201, it's time to get into some really meaty speech writing. I want you to pair up, this is going to be a week long project, and I want you to
1. Choose an issue
2. Take a side (one pro and one con. You do not have to agree with the side you argue)
3. Come up with a speech, a la debate.

This will be a good exercise especially for those of you running for student government.
((ooc:I go back to teaching tomorrow, so speech comm is moving to slow play))

By this time she's had her coffee and has perked up some, but she still doesn't take off her glasses.

301
Let's continue our discussion from yesterday. We had decided that sex, or rather the promise of sex, violence and the threat of violence, peer pressure and the need to conform, and fear were all tools of persuasion. All true, all true...but there are others.

Attractiveness, I mean non sexual, just plain good to look at attractiveness is another. People are more inclined to agree with and help out pretty people. Someplace I have statistics on that.

Furthermore, likability and similarity gets factored in. I suppose this all leads to the peer pressure D'anna brought up yesterday.
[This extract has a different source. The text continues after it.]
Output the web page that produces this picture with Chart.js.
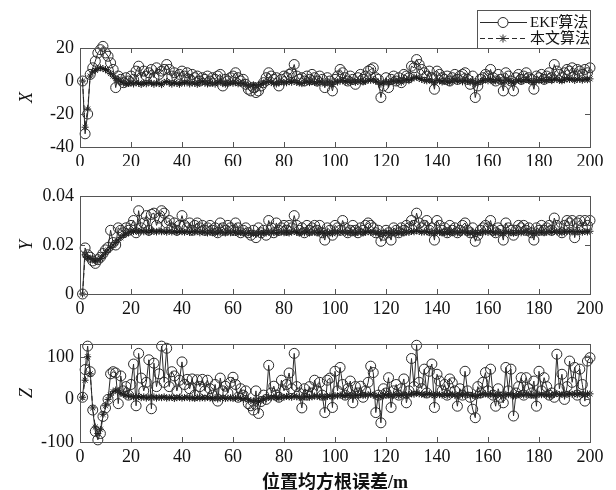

So, let's keep talking people!

Re: 301

[identity profile] auroryborealis.livejournal.com 2005-09-20 04:21 pm (UTC)(link)
I think it's probably a learned reaction. There are so many fantastically beautiful men and women out there who are automatically given everything they want because of how they look. People treat them like royalty, and so they simply don't make the effort to become more than just a pretty face. And so the general public has a mental shift into thinking that if someone is attractive, they probably aren't smart.

And because people are attracted to symmetry - not just im people, but in everyday life - they will go with the more symmetrically-pleasing option. That's why beauty is used in advertising: because the brain responds.